>> start Data segment

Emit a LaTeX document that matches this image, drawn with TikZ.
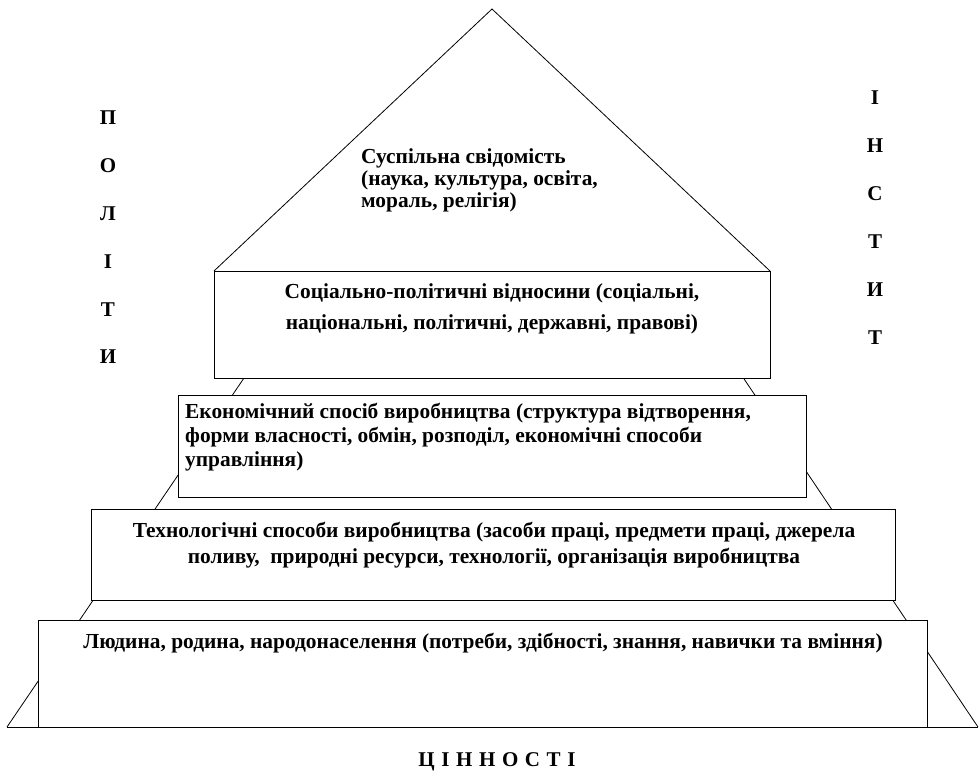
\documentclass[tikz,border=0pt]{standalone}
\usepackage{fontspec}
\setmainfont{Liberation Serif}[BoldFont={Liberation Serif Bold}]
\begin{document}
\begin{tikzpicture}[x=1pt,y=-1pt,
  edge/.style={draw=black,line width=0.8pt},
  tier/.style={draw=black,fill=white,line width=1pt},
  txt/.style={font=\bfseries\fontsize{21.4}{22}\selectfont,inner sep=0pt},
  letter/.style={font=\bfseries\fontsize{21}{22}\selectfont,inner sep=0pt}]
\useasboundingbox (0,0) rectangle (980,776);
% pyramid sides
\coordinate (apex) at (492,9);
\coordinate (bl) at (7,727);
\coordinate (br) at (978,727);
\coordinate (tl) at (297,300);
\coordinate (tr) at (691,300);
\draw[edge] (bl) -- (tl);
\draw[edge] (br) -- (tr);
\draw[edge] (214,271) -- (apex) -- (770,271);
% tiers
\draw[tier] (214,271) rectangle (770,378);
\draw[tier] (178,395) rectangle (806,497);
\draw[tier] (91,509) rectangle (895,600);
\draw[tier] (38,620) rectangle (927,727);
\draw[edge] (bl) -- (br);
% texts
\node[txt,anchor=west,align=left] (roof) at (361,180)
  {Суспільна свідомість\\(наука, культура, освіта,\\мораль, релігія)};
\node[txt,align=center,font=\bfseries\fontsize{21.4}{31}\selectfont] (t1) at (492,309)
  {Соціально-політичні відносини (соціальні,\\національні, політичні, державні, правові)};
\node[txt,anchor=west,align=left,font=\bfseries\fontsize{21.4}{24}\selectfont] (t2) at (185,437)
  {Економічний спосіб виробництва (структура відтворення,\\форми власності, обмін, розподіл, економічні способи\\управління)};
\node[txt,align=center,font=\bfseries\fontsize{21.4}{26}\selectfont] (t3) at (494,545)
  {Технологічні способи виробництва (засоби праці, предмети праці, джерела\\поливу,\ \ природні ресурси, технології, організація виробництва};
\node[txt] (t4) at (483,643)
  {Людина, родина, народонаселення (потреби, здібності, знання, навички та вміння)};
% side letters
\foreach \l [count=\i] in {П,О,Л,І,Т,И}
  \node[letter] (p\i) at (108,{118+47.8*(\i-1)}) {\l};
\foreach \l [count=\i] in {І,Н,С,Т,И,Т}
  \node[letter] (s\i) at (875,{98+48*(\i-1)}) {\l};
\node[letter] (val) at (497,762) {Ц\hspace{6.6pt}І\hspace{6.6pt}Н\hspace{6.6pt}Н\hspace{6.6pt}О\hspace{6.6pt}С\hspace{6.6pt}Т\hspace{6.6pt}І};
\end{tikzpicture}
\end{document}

>> end Data segment

- [Problem description]
Make an exact reproduction of the listing above, without any pictures.

- [Written response]
Emit a LaTeX document that matches this image, drawn with TikZ.
\documentclass[tikz,border=0pt]{standalone}
\usepackage{fontspec}
\setmainfont{Liberation Serif}[BoldFont={Liberation Serif Bold}]
\begin{document}
\begin{tikzpicture}[x=1pt,y=-1pt,
  edge/.style={draw=black,line width=0.8pt},
  tier/.style={draw=black,fill=white,line width=1pt},
  txt/.style={font=\bfseries\fontsize{21.4}{22}\selectfont,inner sep=0pt},
  letter/.style={font=\bfseries\fontsize{21}{22}\selectfont,inner sep=0pt}]
\useasboundingbox (0,0) rectangle (980,776);
% pyramid sides
\coordinate (apex) at (492,9);
\coordinate (bl) at (7,727);
\coordinate (br) at (978,727);
\coordinate (tl) at (297,300);
\coordinate (tr) at (691,300);
\draw[edge] (bl) -- (tl);
\draw[edge] (br) -- (tr);
\draw[edge] (214,271) -- (apex) -- (770,271);
% tiers
\draw[tier] (214,271) rectangle (770,378);
\draw[tier] (178,395) rectangle (806,497);
\draw[tier] (91,509) rectangle (895,600);
\draw[tier] (38,620) rectangle (927,727);
\draw[edge] (bl) -- (br);
% texts
\node[txt,anchor=west,align=left] (roof) at (361,180)
  {Суспільна свідомість\\(наука, культура, освіта,\\мораль, релігія)};
\node[txt,align=center,font=\bfseries\fontsize{21.4}{31}\selectfont] (t1) at (492,309)
  {Соціально-політичні відносини (соціальні,\\національні, політичні, державні, правові)};
\node[txt,anchor=west,align=left,font=\bfseries\fontsize{21.4}{24}\selectfont] (t2) at (185,437)
  {Економічний спосіб виробництва (структура відтворення,\\форми власності, обмін, розподіл, економічні способи\\управління)};
\node[txt,align=center,font=\bfseries\fontsize{21.4}{26}\selectfont] (t3) at (494,545)
  {Технологічні способи виробництва (засоби праці, предмети праці, джерела\\поливу,\ \ природні ресурси, технології, організація виробництва};
\node[txt] (t4) at (483,643)
  {Людина, родина, народонаселення (потреби, здібності, знання, навички та вміння)};
% side letters
\foreach \l [count=\i] in {П,О,Л,І,Т,И}
  \node[letter] (p\i) at (108,{118+47.8*(\i-1)}) {\l};
\foreach \l [count=\i] in {І,Н,С,Т,И,Т}
  \node[letter] (s\i) at (875,{98+48*(\i-1)}) {\l};
\node[letter] (val) at (497,762) {Ц\hspace{6.6pt}І\hspace{6.6pt}Н\hspace{6.6pt}Н\hspace{6.6pt}О\hspace{6.6pt}С\hspace{6.6pt}Т\hspace{6.6pt}І};
\end{tikzpicture}
\end{document}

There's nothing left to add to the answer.